Misericordia y perdón

 

El papa Francisco no cesa pacientemente, en su predicación escrita y oral, de subrayar la importancia de perdonar y de pedir perdón, como elementos fundamentales para construir una sociedad bien cimentada en la caridad, la humildad y el respeto mutuo.

Precisamente, en estas semanas del mes de los difuntos que vamos a vivir y del día de todos los santos, vale la pena releer las ideas del santo Padre. Así traemos a colación el interesante trabajo del  historiador de la Teología del sacramento de la confesión el profesor Arturo Blanco, en un trabajo luminoso sobre la penitencia: “Para los hombres el perdón es una realidad ardua, a veces difícil de entender y, aún más de practicar. Los hombres tienden a ser inclementes con los demás e incluso consigo mismos. No es raro que la desesperación les arranque la comprensión de los errores ajenos y también de los propios. Sólo Dios sabe perdonar todo y perdonar siempre” (14).

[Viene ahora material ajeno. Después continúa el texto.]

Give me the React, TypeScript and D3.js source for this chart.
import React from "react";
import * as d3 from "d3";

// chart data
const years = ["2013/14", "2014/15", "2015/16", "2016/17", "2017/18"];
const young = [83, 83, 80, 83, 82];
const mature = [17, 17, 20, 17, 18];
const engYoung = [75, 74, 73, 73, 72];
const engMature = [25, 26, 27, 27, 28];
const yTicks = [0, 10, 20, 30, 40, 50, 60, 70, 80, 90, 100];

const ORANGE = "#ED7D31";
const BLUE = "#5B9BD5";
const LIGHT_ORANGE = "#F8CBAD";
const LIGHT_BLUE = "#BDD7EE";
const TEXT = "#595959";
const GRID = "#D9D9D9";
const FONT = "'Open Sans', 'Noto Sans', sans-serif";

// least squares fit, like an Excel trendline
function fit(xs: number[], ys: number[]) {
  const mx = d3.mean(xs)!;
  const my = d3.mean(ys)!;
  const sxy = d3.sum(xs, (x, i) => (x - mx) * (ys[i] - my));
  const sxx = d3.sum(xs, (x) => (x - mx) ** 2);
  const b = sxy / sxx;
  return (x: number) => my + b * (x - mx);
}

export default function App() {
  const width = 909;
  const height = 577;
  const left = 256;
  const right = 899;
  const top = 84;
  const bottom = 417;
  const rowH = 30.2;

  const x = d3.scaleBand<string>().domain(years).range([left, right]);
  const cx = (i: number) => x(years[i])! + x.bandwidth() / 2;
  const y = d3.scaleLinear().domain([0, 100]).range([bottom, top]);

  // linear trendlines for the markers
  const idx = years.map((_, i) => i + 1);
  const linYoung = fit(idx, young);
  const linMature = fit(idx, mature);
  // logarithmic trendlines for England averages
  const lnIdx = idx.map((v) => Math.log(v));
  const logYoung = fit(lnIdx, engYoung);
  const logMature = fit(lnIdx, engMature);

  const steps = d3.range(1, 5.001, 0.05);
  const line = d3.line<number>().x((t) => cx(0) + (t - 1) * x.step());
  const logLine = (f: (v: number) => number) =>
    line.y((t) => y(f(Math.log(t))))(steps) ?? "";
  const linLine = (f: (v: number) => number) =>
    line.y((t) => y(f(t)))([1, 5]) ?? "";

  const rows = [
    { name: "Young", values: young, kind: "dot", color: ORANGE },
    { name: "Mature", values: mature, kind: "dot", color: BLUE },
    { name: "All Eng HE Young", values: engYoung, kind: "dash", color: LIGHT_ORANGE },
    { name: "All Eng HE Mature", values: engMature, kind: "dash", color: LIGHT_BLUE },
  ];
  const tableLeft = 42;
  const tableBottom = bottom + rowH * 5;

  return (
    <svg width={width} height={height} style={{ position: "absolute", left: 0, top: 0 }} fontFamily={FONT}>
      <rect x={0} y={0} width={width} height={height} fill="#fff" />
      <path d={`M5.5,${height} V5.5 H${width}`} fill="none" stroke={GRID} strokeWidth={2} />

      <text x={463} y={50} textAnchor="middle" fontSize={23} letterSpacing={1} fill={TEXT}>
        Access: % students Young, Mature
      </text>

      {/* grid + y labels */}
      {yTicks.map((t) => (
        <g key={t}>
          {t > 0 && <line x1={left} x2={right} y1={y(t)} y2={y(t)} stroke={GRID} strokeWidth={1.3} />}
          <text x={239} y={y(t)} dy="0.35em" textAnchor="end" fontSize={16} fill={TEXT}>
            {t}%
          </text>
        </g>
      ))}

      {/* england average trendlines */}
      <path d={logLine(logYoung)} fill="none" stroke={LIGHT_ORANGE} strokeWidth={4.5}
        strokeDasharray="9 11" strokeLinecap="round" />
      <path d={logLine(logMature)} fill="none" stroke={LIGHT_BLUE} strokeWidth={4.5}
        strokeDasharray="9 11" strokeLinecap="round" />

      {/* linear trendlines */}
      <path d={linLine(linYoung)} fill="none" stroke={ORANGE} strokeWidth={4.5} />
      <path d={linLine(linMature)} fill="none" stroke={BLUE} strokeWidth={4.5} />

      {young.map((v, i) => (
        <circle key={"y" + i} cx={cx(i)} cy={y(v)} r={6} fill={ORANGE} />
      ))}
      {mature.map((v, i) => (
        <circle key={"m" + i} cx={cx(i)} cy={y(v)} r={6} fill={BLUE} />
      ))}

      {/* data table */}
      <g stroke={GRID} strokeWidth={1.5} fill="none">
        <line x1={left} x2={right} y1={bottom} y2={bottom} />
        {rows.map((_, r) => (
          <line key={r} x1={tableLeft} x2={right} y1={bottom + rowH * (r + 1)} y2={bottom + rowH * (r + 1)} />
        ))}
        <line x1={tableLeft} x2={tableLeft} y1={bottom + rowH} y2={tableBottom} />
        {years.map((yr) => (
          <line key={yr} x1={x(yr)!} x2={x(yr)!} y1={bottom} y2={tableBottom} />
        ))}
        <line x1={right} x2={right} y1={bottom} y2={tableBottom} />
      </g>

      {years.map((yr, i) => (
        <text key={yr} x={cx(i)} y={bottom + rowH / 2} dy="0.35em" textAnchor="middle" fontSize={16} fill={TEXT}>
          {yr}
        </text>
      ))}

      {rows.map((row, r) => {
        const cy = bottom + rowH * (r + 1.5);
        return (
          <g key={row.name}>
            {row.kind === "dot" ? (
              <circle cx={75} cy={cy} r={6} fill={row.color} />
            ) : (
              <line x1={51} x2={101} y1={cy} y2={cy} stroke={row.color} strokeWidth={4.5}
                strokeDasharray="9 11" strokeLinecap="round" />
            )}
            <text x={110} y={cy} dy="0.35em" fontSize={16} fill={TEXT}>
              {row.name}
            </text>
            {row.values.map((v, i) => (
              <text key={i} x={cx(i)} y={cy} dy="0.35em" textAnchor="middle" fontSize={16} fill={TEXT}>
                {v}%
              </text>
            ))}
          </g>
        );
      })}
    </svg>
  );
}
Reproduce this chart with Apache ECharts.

Enseguida descendía a la conversión personal en el sacramento de la confesión, pues quien experimenta en primera persona el perdón misericordioso de Dios puede convertirse en testigo de la paz y de la esperanza.

Así mismo el profesor Blanco se detiene en las facilidades que Dios nos ha dado para acudir a la confesión, la facilidad con la que Dios nos perdona y lo accesible que nos resulta decir los pecados a un sacerdote, hombre como nosotros, que a la vez nos perdona en nombre y en la persona de Jesucristo: “Es un gran misterio que el perdón de Dios sea concedido a los hombres por medio de otro hombre: eso es aún más sorprendente, es un gran sacramento” (14).

También hemos de recordar las sabias palabras de san Agustín, cuando señalaba que al oír las palabras del mismo Cristo: “yo te absuelvo”, podemos estar bien seguros de haber sido perdonados y eso devuelve la paz a nuestras almas.

Es interesante recordar estas enseñanzas sencillas y claras: “El perdón divino resulta incomprensible al hombre también porque su corazón es mezquino. Así se explica que haya habido, entre los cristianos, quienes pensaron que algunos pecados no admitían perdón, al menos sobre esta tierra; y que fuese necesario reafirmar en diversas ocasiones que el perdón divino no conoce límites provenientes del tipo de ofensa o de su número. La mezquindad humana lleva también a abusar de ese perdón; por eso, la Iglesia ha tenido que exigir a veces especiales condiciones antes de conceder el perdón que administraba en nombre de Dios” (15).

Es importante citar en este punto al profesor José Antonio Íñiguez, especialista en historia antigua, quien en un simposio celebrado en 1987 en la Universidad de Navarra sobre la Exhortación apostólica Reconciliatio et poenitentia, recogía muchos testimonios de los Hechos de los Apóstoles, de los Padres de la Iglesia ,para mostrar como la confesión sacramental auricular y secreta, era algo habitual, entre los primeros cristianos, por ejemplo decía san Juan, hablando del amor paterno de Dios, en su primera epístola: “Si confesáremos nuestros pecados, fiel es y justo para perdonarnos los pecados y purificarnos de toda iniquidad (…). Hijitos míos, es escribo esto para que no pequéis; pero si alguno pecare, tenemos abogado ante el Padre, a Jesucristo Justo” (1 Io 1,9; 2,1). Son palabras que conectan con la carta del papa Inocencio I a Decencio de Gubbio: “es responsabilidad del sacerdote juzgar la gravedad de los pecados; por eso considere bien la confesión del penitente, el llanto y las lágrimas de los que se arrepienten, y luego absuélvalos con una adecuada satisfacción” (PL 20, 559).

Así nos recordará nuestro autor, como una conclusión: “Ver el sacramento como un juicio -de misericordia y de perdón- permitía conjugar a la vez esos dos principios (actos del penitente y la absolución del sacerdote) de manera comprensible  y sin anular el misterio que encierran” (94).

Y terminará con una llamada al crecimiento en el amor: “La simple frecuencia de la confesión no basta para garantizar el desarrollo y el progreso de la vida cristiana; lo consigue eficazmente solamente cuando va unida a un verdadero proyecto de lucha ascética personal por servir a Dios y a los demás; de otro modo, esa práctica puede dar paso a situaciones de falsa devoción y de celo sólo aparente” (140).

José Carlos Martín de la Hoz

Arturo Blanco, Historia del confesonario, de. Rialp, Madrid 2000, 217 pp.